▶ Provided material
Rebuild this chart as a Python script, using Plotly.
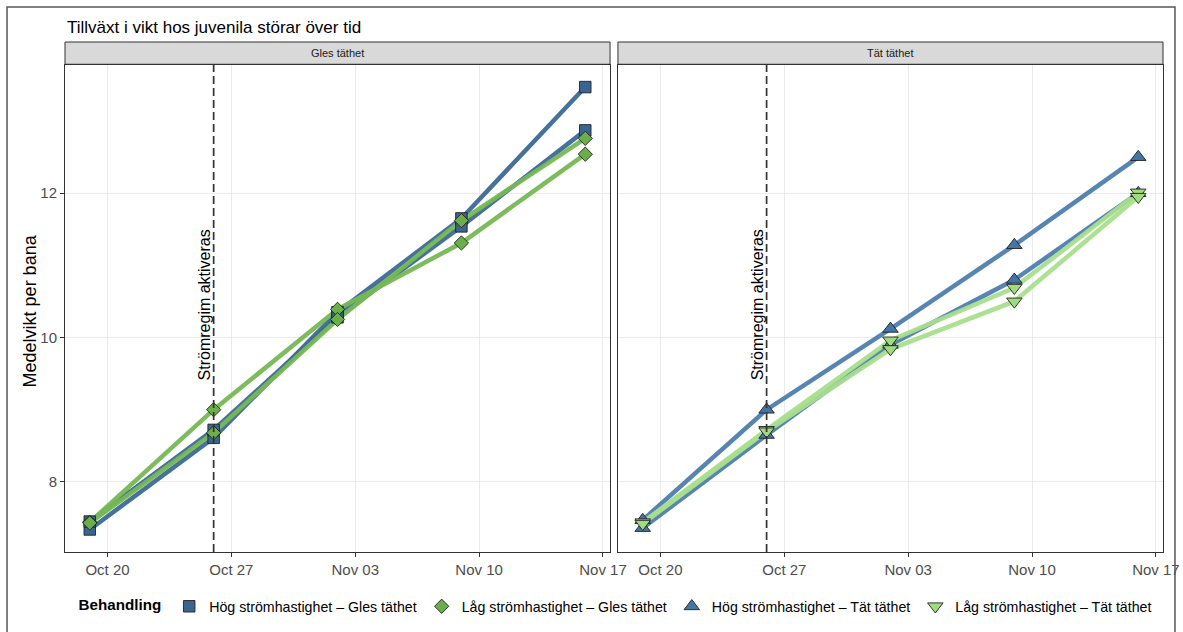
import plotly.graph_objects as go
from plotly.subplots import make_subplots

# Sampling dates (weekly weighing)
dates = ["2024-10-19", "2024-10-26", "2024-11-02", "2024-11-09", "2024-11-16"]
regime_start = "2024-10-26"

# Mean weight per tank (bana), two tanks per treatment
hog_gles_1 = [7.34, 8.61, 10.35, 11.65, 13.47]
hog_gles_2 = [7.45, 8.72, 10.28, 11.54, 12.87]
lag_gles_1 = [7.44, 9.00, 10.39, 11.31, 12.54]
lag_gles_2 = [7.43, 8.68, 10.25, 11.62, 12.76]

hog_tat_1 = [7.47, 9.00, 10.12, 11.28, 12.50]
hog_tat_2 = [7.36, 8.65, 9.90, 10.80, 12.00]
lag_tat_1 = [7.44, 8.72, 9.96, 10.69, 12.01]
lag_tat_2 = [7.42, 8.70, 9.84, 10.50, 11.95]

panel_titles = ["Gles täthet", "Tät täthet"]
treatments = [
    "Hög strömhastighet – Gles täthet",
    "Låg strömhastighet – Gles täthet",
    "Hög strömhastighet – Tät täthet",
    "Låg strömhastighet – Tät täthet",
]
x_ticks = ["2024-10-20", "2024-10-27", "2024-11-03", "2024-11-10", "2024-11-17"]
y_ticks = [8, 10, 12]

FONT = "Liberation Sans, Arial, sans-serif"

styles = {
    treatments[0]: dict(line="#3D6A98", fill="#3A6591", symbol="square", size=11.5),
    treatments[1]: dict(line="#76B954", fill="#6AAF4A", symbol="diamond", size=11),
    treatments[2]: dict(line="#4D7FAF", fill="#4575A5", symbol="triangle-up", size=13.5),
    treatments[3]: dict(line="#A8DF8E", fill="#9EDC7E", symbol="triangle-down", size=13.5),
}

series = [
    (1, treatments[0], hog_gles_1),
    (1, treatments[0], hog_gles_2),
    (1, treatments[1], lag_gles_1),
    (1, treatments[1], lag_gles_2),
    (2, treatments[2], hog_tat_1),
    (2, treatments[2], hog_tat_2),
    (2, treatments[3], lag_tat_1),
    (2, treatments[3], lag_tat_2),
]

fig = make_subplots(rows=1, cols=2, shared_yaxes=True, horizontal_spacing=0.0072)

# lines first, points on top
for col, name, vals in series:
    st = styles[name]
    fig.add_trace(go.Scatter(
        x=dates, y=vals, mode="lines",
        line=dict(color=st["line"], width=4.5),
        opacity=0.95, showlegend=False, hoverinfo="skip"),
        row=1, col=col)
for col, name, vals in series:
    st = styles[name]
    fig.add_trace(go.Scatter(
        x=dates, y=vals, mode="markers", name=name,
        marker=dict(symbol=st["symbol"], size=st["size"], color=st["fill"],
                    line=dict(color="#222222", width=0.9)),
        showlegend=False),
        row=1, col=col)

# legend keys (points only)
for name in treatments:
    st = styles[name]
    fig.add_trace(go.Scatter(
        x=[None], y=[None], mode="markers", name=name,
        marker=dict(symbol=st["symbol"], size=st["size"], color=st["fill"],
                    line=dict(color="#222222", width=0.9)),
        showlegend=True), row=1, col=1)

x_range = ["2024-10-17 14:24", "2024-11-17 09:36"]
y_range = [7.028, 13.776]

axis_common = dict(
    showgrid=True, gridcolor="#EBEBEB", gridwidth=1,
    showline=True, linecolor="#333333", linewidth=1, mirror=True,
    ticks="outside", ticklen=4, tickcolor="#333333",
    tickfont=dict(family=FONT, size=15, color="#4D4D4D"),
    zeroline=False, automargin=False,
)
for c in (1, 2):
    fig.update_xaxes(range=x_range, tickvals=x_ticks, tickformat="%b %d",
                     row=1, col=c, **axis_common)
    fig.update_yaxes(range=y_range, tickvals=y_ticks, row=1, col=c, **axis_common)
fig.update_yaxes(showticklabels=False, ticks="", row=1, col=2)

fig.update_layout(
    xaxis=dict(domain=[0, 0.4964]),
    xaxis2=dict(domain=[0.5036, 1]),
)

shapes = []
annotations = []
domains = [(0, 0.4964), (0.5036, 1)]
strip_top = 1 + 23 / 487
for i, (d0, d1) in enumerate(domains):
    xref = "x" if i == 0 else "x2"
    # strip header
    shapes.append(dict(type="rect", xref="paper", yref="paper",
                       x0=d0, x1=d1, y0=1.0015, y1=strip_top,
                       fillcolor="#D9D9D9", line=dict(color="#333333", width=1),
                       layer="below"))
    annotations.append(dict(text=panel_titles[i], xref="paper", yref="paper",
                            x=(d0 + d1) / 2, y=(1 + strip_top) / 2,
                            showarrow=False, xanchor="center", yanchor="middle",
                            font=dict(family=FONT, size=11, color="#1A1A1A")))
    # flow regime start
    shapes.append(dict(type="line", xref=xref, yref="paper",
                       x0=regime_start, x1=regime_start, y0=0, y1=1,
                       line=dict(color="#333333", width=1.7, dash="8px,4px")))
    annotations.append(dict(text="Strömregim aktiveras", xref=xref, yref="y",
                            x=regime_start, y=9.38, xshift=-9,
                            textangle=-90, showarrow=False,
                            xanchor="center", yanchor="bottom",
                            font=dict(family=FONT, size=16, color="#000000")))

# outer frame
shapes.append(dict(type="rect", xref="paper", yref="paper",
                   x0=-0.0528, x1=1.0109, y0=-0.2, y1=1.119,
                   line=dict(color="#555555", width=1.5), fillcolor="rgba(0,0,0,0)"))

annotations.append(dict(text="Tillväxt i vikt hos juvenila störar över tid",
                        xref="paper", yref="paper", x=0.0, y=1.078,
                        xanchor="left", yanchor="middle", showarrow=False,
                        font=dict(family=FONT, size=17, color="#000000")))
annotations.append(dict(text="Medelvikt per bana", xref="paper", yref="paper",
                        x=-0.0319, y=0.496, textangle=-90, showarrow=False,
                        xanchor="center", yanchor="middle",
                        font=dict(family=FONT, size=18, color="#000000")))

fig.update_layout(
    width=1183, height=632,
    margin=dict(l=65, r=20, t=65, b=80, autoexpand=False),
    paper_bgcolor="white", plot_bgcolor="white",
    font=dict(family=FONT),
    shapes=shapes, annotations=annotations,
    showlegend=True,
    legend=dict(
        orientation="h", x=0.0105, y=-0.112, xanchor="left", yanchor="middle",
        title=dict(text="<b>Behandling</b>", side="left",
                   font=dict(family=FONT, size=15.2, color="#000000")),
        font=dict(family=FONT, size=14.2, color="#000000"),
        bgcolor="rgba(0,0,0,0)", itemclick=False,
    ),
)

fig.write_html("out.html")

▶ Task details
Reproduce the full listing above verbatim, with no pictures included.

▶ Solution to this task
Rebuild this chart as a Python script, using Plotly.
import plotly.graph_objects as go
from plotly.subplots import make_subplots

# Sampling dates (weekly weighing)
dates = ["2024-10-19", "2024-10-26", "2024-11-02", "2024-11-09", "2024-11-16"]
regime_start = "2024-10-26"

# Mean weight per tank (bana), two tanks per treatment
hog_gles_1 = [7.34, 8.61, 10.35, 11.65, 13.47]
hog_gles_2 = [7.45, 8.72, 10.28, 11.54, 12.87]
lag_gles_1 = [7.44, 9.00, 10.39, 11.31, 12.54]
lag_gles_2 = [7.43, 8.68, 10.25, 11.62, 12.76]

hog_tat_1 = [7.47, 9.00, 10.12, 11.28, 12.50]
hog_tat_2 = [7.36, 8.65, 9.90, 10.80, 12.00]
lag_tat_1 = [7.44, 8.72, 9.96, 10.69, 12.01]
lag_tat_2 = [7.42, 8.70, 9.84, 10.50, 11.95]

panel_titles = ["Gles täthet", "Tät täthet"]
treatments = [
    "Hög strömhastighet – Gles täthet",
    "Låg strömhastighet – Gles täthet",
    "Hög strömhastighet – Tät täthet",
    "Låg strömhastighet – Tät täthet",
]
x_ticks = ["2024-10-20", "2024-10-27", "2024-11-03", "2024-11-10", "2024-11-17"]
y_ticks = [8, 10, 12]

FONT = "Liberation Sans, Arial, sans-serif"

styles = {
    treatments[0]: dict(line="#3D6A98", fill="#3A6591", symbol="square", size=11.5),
    treatments[1]: dict(line="#76B954", fill="#6AAF4A", symbol="diamond", size=11),
    treatments[2]: dict(line="#4D7FAF", fill="#4575A5", symbol="triangle-up", size=13.5),
    treatments[3]: dict(line="#A8DF8E", fill="#9EDC7E", symbol="triangle-down", size=13.5),
}

series = [
    (1, treatments[0], hog_gles_1),
    (1, treatments[0], hog_gles_2),
    (1, treatments[1], lag_gles_1),
    (1, treatments[1], lag_gles_2),
    (2, treatments[2], hog_tat_1),
    (2, treatments[2], hog_tat_2),
    (2, treatments[3], lag_tat_1),
    (2, treatments[3], lag_tat_2),
]

fig = make_subplots(rows=1, cols=2, shared_yaxes=True, horizontal_spacing=0.0072)

# lines first, points on top
for col, name, vals in series:
    st = styles[name]
    fig.add_trace(go.Scatter(
        x=dates, y=vals, mode="lines",
        line=dict(color=st["line"], width=4.5),
        opacity=0.95, showlegend=False, hoverinfo="skip"),
        row=1, col=col)
for col, name, vals in series:
    st = styles[name]
    fig.add_trace(go.Scatter(
        x=dates, y=vals, mode="markers", name=name,
        marker=dict(symbol=st["symbol"], size=st["size"], color=st["fill"],
                    line=dict(color="#222222", width=0.9)),
        showlegend=False),
        row=1, col=col)

# legend keys (points only)
for name in treatments:
    st = styles[name]
    fig.add_trace(go.Scatter(
        x=[None], y=[None], mode="markers", name=name,
        marker=dict(symbol=st["symbol"], size=st["size"], color=st["fill"],
                    line=dict(color="#222222", width=0.9)),
        showlegend=True), row=1, col=1)

x_range = ["2024-10-17 14:24", "2024-11-17 09:36"]
y_range = [7.028, 13.776]

axis_common = dict(
    showgrid=True, gridcolor="#EBEBEB", gridwidth=1,
    showline=True, linecolor="#333333", linewidth=1, mirror=True,
    ticks="outside", ticklen=4, tickcolor="#333333",
    tickfont=dict(family=FONT, size=15, color="#4D4D4D"),
    zeroline=False, automargin=False,
)
for c in (1, 2):
    fig.update_xaxes(range=x_range, tickvals=x_ticks, tickformat="%b %d",
                     row=1, col=c, **axis_common)
    fig.update_yaxes(range=y_range, tickvals=y_ticks, row=1, col=c, **axis_common)
fig.update_yaxes(showticklabels=False, ticks="", row=1, col=2)

fig.update_layout(
    xaxis=dict(domain=[0, 0.4964]),
    xaxis2=dict(domain=[0.5036, 1]),
)

shapes = []
annotations = []
domains = [(0, 0.4964), (0.5036, 1)]
strip_top = 1 + 23 / 487
for i, (d0, d1) in enumerate(domains):
    xref = "x" if i == 0 else "x2"
    # strip header
    shapes.append(dict(type="rect", xref="paper", yref="paper",
                       x0=d0, x1=d1, y0=1.0015, y1=strip_top,
                       fillcolor="#D9D9D9", line=dict(color="#333333", width=1),
                       layer="below"))
    annotations.append(dict(text=panel_titles[i], xref="paper", yref="paper",
                            x=(d0 + d1) / 2, y=(1 + strip_top) / 2,
                            showarrow=False, xanchor="center", yanchor="middle",
                            font=dict(family=FONT, size=11, color="#1A1A1A")))
    # flow regime start
    shapes.append(dict(type="line", xref=xref, yref="paper",
                       x0=regime_start, x1=regime_start, y0=0, y1=1,
                       line=dict(color="#333333", width=1.7, dash="8px,4px")))
    annotations.append(dict(text="Strömregim aktiveras", xref=xref, yref="y",
                            x=regime_start, y=9.38, xshift=-9,
                            textangle=-90, showarrow=False,
                            xanchor="center", yanchor="bottom",
                            font=dict(family=FONT, size=16, color="#000000")))

# outer frame
shapes.append(dict(type="rect", xref="paper", yref="paper",
                   x0=-0.0528, x1=1.0109, y0=-0.2, y1=1.119,
                   line=dict(color="#555555", width=1.5), fillcolor="rgba(0,0,0,0)"))

annotations.append(dict(text="Tillväxt i vikt hos juvenila störar över tid",
                        xref="paper", yref="paper", x=0.0, y=1.078,
                        xanchor="left", yanchor="middle", showarrow=False,
                        font=dict(family=FONT, size=17, color="#000000")))
annotations.append(dict(text="Medelvikt per bana", xref="paper", yref="paper",
                        x=-0.0319, y=0.496, textangle=-90, showarrow=False,
                        xanchor="center", yanchor="middle",
                        font=dict(family=FONT, size=18, color="#000000")))

fig.update_layout(
    width=1183, height=632,
    margin=dict(l=65, r=20, t=65, b=80, autoexpand=False),
    paper_bgcolor="white", plot_bgcolor="white",
    font=dict(family=FONT),
    shapes=shapes, annotations=annotations,
    showlegend=True,
    legend=dict(
        orientation="h", x=0.0105, y=-0.112, xanchor="left", yanchor="middle",
        title=dict(text="<b>Behandling</b>", side="left",
                   font=dict(family=FONT, size=15.2, color="#000000")),
        font=dict(family=FONT, size=14.2, color="#000000"),
        bgcolor="rgba(0,0,0,0)", itemclick=False,
    ),
)

fig.write_html("out.html")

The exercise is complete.